**Directions:** Copy, from the entries below, each line where the word "this" can be found.

**Records for processing:**

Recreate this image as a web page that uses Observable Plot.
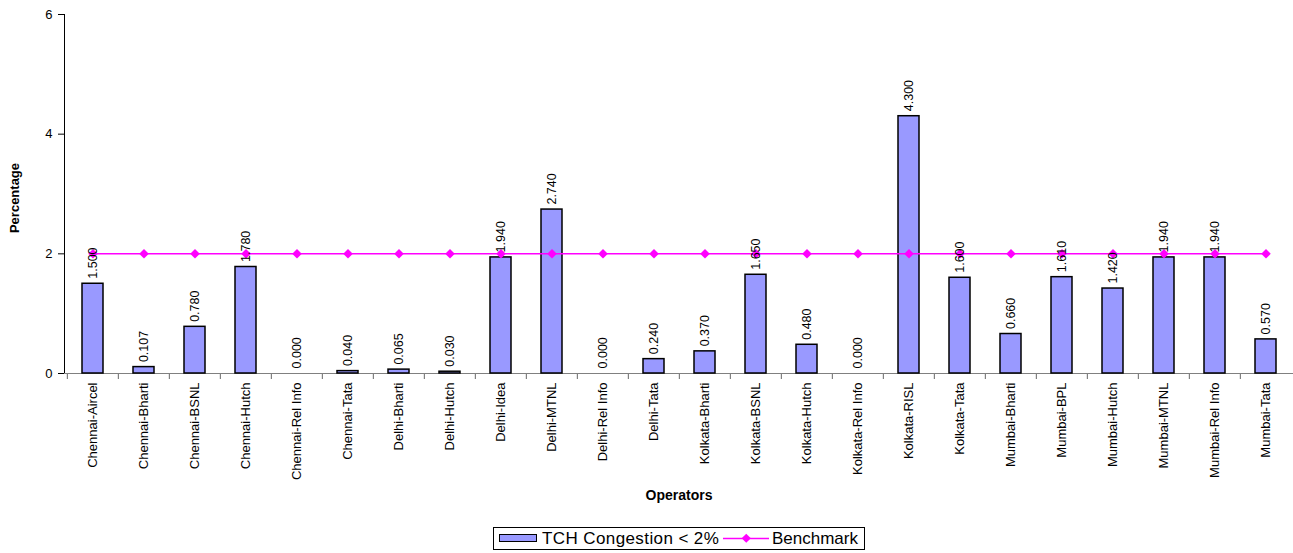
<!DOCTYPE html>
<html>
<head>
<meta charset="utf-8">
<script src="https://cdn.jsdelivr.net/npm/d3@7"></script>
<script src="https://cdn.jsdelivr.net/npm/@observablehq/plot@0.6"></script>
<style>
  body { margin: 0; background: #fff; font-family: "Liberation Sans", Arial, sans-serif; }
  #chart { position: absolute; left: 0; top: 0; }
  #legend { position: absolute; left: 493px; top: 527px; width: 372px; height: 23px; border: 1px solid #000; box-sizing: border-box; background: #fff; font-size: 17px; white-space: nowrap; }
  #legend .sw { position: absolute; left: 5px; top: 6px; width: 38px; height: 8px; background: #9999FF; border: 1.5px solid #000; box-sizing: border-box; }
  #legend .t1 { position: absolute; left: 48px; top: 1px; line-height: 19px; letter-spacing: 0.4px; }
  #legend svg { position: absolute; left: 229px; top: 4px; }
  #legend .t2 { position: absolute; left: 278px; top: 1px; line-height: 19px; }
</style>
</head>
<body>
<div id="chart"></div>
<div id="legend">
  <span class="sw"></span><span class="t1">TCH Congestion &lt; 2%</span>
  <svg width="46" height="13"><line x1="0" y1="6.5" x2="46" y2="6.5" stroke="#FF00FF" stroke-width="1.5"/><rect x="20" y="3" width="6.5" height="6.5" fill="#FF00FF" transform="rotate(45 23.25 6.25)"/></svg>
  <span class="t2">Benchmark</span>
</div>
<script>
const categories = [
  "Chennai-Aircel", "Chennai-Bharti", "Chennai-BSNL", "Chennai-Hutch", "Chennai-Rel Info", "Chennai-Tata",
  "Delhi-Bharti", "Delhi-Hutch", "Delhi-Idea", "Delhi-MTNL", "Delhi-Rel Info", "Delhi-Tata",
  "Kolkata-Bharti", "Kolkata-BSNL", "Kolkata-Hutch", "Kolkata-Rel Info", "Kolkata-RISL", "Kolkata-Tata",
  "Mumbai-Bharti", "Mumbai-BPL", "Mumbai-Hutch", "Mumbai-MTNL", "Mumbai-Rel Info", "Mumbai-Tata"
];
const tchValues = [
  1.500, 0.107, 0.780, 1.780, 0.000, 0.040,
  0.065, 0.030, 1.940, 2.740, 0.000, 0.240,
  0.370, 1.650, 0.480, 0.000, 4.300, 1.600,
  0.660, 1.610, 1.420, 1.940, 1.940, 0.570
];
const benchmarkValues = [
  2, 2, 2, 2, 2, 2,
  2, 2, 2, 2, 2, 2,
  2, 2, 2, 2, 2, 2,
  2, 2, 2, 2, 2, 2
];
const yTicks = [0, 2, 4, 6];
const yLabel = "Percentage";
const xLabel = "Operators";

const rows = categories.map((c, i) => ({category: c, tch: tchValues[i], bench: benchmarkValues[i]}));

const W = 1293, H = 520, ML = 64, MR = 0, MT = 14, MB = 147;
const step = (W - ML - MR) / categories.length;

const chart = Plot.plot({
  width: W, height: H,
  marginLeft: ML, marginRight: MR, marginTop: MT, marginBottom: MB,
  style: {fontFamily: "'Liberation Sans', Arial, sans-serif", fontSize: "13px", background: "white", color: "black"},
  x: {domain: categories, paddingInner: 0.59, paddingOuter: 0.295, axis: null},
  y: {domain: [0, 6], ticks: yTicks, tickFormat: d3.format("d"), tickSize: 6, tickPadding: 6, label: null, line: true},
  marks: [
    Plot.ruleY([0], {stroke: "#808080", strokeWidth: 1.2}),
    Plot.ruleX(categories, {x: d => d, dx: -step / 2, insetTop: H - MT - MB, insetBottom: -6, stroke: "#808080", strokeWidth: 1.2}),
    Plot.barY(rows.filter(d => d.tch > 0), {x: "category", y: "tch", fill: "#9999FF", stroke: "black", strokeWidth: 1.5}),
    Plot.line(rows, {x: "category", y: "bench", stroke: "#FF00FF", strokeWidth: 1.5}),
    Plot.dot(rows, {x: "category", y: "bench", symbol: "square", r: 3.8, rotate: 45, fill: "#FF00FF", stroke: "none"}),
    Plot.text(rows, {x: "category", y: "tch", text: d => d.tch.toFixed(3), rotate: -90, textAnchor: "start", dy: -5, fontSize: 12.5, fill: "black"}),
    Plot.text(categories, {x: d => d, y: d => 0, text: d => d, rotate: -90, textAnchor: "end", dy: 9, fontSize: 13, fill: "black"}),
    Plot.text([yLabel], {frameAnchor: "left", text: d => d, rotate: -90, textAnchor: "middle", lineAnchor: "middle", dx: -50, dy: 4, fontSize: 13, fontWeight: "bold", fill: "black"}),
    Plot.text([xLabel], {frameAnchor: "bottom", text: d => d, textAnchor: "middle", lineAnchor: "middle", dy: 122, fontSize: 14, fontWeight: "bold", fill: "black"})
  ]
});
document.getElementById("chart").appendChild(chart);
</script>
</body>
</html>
---
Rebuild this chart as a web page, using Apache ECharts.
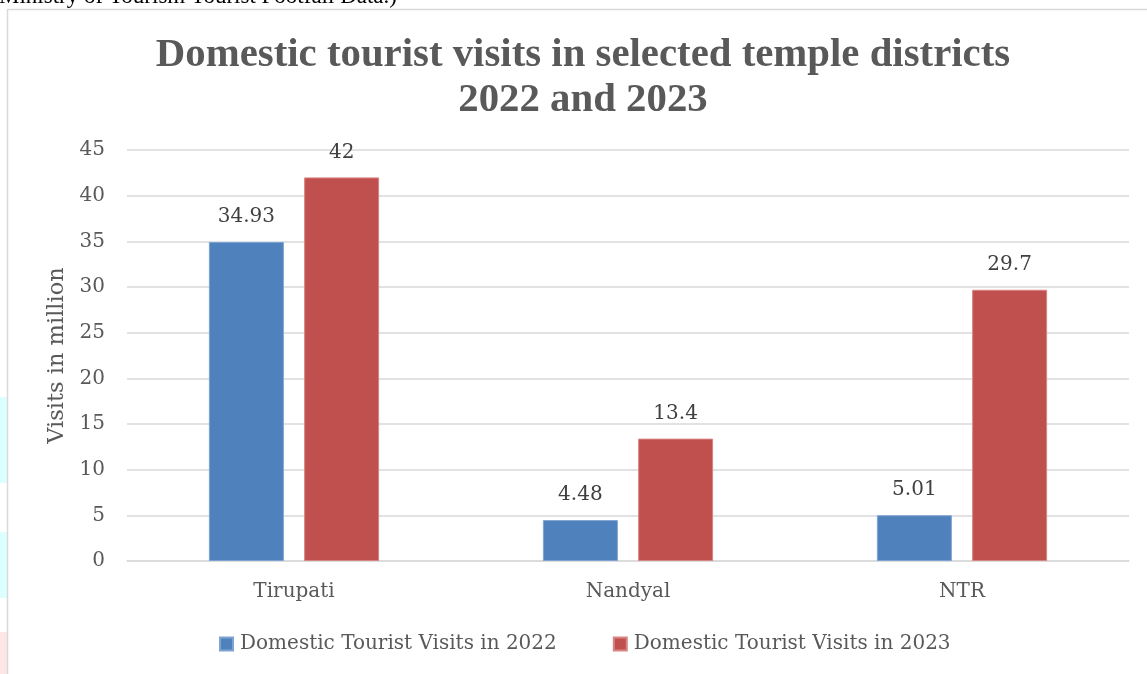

**Reply:**
Recreate this image as a web page that uses Observable Plot.
Rebuild this chart as a web page, using Apache ECharts.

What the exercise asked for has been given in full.